Título: Pobreza nas barbas do poder
Autor: Gisele Teixeira
Fonte: Jornal do Brasil, 09/01/2005, País, p. A3

Uma das regiões mais pobres do Brasil está nas barbas do Palácio do Planalto e do Congresso, de onde saem as principais decisões que afetam a gestão dos municípios. É o chamado Entorno de Brasília, formado por 19 cidades goianas e três mineiras. A população dessa área é de mais de 2,5 milhões, segundo a última contagem do IBGE. De maneira informal, fala-se em 3 milhões.

A região, que cresceu rapidamente em função da migração, em especial de nordestinos, foi ocupada de forma irregular. E tem carência de tudo, do transporte ao recolhimento do lixo. Estas deficiências sobrecarregam os serviços públicos de Brasília. Além disso, o bolsão de miséria que não pára de crescer aumenta a violência e passa a preocupar a chamada ''ilha da fantasia''.

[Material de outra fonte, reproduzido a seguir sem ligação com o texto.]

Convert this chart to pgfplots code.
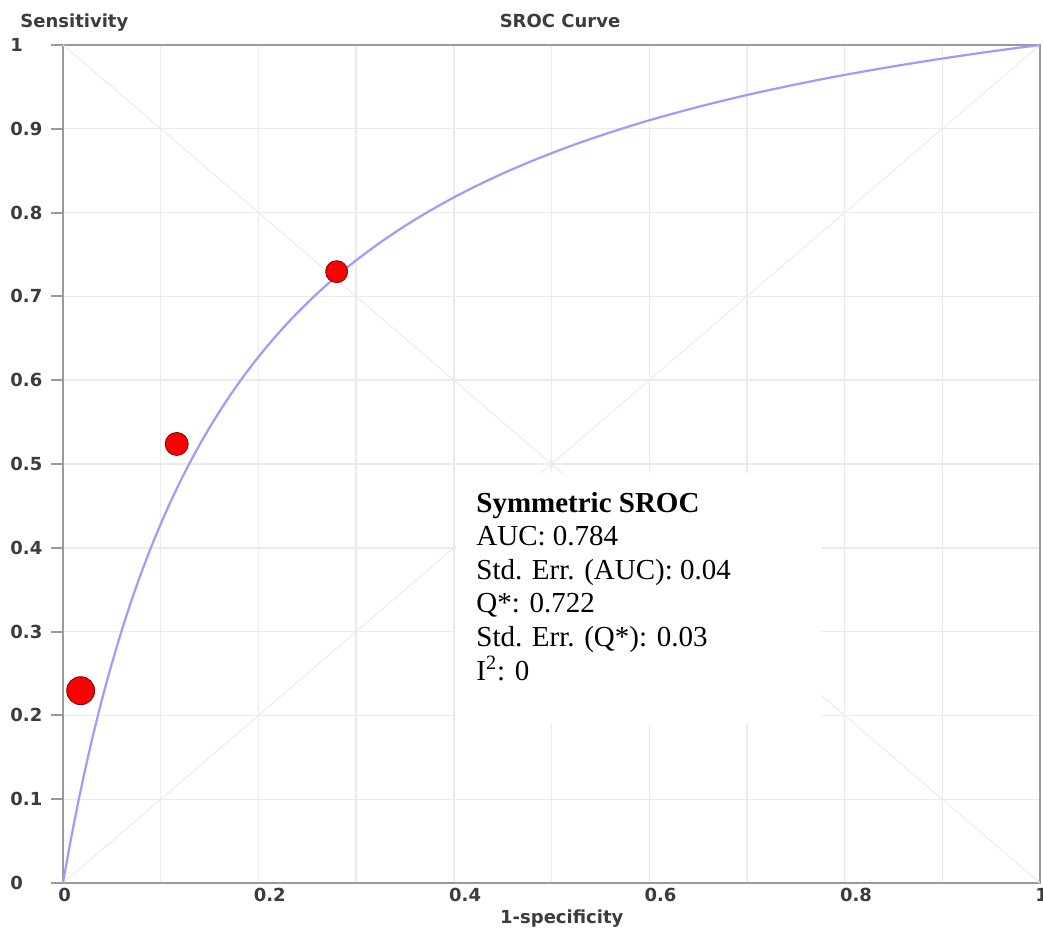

O pior exemplo de desordem urbana atende pelo nome de Águas Lindas de Goiás, município a cerca de 50km de Brasília, emancipado em 1997. Fruto da proliferação de loteamentos irregulares, teve sua população aumentada de 5 mil pessoas, no início dos anos 90, para 147 mil, segundo o IBGE em 2000.

Na entrada da cidade, uma placa saúda: ''Águas Lindas, a cidade que mais cresce na América Latina''. O que poderia ser motivo de orgulho, na verdade, aumenta o caos. Algumas casas começam a ser construídas nas margens da Represa do Descoberto, de onde saem as águas que abastecem 70% da capital. Não há água tratada nem esgoto, muito menos hospital ou escolas suficientes. A economia está estagnada, pois a maior parte da população trabalha - e consome - em Brasília.

E pior: o prefeito José Pereira (PFL), que assumiu em janeiro, herdou uma dívida de R$ 16 milhões, uma fortuna se comparada à receita mensal de R$ 1,5 milhão.

- Só com o Detran, são R$ 200 mil em dívidas, além de outros R$ 300 mil com a Brasil Telecom - conta o secretário de Administração e Planejamento, Daniel de Castro, acrescentando que os salários dos 1.400 funcionários estão atrasados há três meses.

No ano passado, Águas Lindas teve três prefeitos. O eleito, José Zito Gonçalves (PSDB), foi afastado do cargo por corrupção. Assumiu, então, o atual, José Pereira. Zito reassumiu o posto com um mandado de segurança, perdido pouco tempo depois. A cidade terminou o ano administrada por Wilson do Cenal (PMDB).

Para tentar pôr ordem no caos, a prefeitura foi fechada por uma semana e o prefeito foi fazer um curso de finanças, conforme conta Castro. Por isso, não pôde dar entrevista. Nestes sete dias, segundo o secretário, os 700 cargos comissionados foram eliminados e diversas secretarias extintas. A prefeitura também começou a fazer um levantamento do número de funcionários e da frota.

- Dos 50 carros que a gente achou que tinha, só três apareceram até agora - diz o secretário, acrescentando que, enquanto o prefeito não tomar pé da situação, o ano fiscal não será aberto e nem ''uma balinha será comprada''.

Para Castro, a primeira tarefa agora é motivar os funcionários e mostrar aos eleitores que ''uma nova gestão'' tomou posse. Com a retomada da confiança, ele acredita que até o recolhimento dos impostos aumentará. Segundo o secretário, cerca de 8 mil famílias não pagam o IPTU porque não querem dar dinheiro ''a uma administração corrupta''.